For innovators, Craig believes the near-term focus should be on recognizing shared market problems and responding to the mounting demand from enterprises for safe, interoperable systems. He cautions against expecting labs to surrender trade secrets or market dominance – instead, the way forward lies in identifying mutual pressure points. These include customer demands for cross-platform compatibility, regulatory compliance, and predictable behavior in increasingly agentic systems.
Craig sees the emergence of AI platforms and application layers – similar to the evolution of the PC or iPhone – as a familiar arc in tech. He predicts that enterprise buyers, especially those navigating global compliance risks and multi-AI-stack integrations, will drive innovation toward common standards. In his view, this is not just possible, but inevitable: as agents begin interacting across providers like OpenAI, Anthropic, and xAI, innovators will be compelled to create tools that ensure reliable communication and coordination. These market signals, not moral appeals, are what he expects will shape the earliest forms of functional, bottom-up governance.
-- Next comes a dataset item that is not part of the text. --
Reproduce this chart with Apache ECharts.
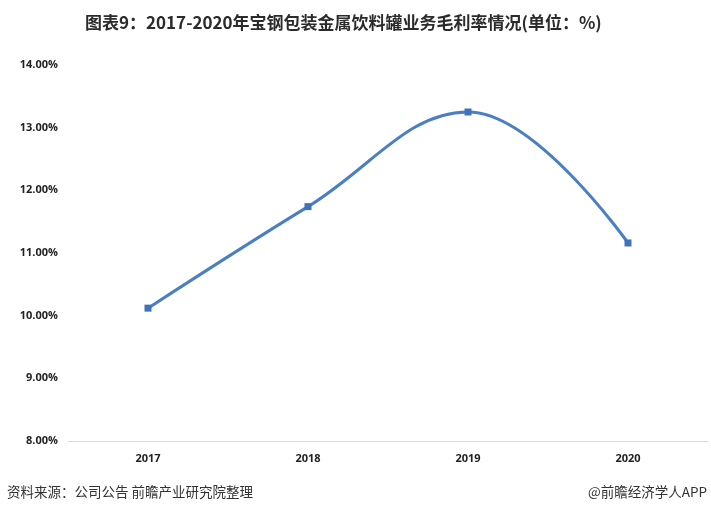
<!DOCTYPE html>
<html><head><meta charset="utf-8">
<script src="https://cdn.jsdelivr.net/npm/echarts@6/dist/echarts.min.js"></script>
<style>html,body{margin:0;padding:0;background:#fff}#c{width:711px;height:513px}</style>
</head><body><div id="c"></div>
<script>
const categories = ['2017','2018','2019','2020'];
const marginValues = [10.12, 11.74, 13.25, 11.16];
const titleText = '图表9：2017-2020年宝钢包装金属饮料罐业务毛利率情况(单位：%)';
const sourceText = '资料来源：公司公告 前瞻产业研究院整理';
const brandText = '@前瞻经济学人APP';

const chart = echarts.init(document.getElementById('c'));
chart.setOption({
  backgroundColor: '#fff',
  animation: false,
  title: {
    text: titleText, left: 80, top: 9,
    textStyle: { fontFamily: 'Noto Sans CJK SC', fontWeight: 'bold', fontSize: 17, color: '#2b2b2b' }
  },
  graphic: [
    { type: 'text', left: 7, top: 485, style: { text: sourceText, font: '13.5px "Noto Sans CJK SC"', fill: '#333' } },
    { type: 'text', right: 4, top: 485, style: { text: brandText, font: '13.5px "Noto Sans CJK SC"', fill: '#333' } }
  ],
  grid: { left: 68, right: 3, top: 65, bottom: 72 },
  xAxis: {
    type: 'category', data: categories, boundaryGap: true,
    axisLine: { lineStyle: { color: '#d9d9d9', width: 1 } },
    axisTick: { show: false },
    axisLabel: { color: '#222', fontWeight: 'bold', fontSize: 11, fontFamily: 'Open Sans', margin: 12 }
  },
  yAxis: {
    type: 'value', min: 8, max: 14, interval: 1,
    axisLine: { show: false }, axisTick: { show: false }, splitLine: { show: false },
    axisLabel: { color: '#222', fontWeight: 'bold', fontSize: 11, fontFamily: 'Open Sans', margin: 10,
      formatter: v => v.toFixed(2) + '%' }
  },
  series: [{
    type: 'line', data: marginValues, smooth: 0.4,
    symbol: 'rect', symbolSize: 7,
    lineStyle: { color: '#4a7fc1', width: 3 },
    itemStyle: { color: '#3f72bd' }
  }]
});
</script></body></html>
For regulators, Craig argues the most productive role is not to impose top-down mandates, but to catalyze coordination through smart incentives and infrastructure. Instead of dictating rules before the underlying systems are understood, governments should focus on enabling companies to build mechanisms that allow AI products to conform to the legal and ethical standards of different regions. In Craig’s view, this kind of mutual operability – where U.S. products can operate safely in China, and vice versa – requires creating trust frameworks that are location-compliant, not developer-compliant. Regulators, he suggests, should reward the formation of shared systems that can attest to behavior based on local norms.
Ultimately, he sees a future where the job of monitoring and enforcement will itself be handled by AI – because only AI will be fast and comprehensive enough to track, interpret, and ensure conformance in real time. Rather than attempting to design this kind of oversight in advance, regulators should begin with today’s near-term problems and use them to model scalable, automated governance.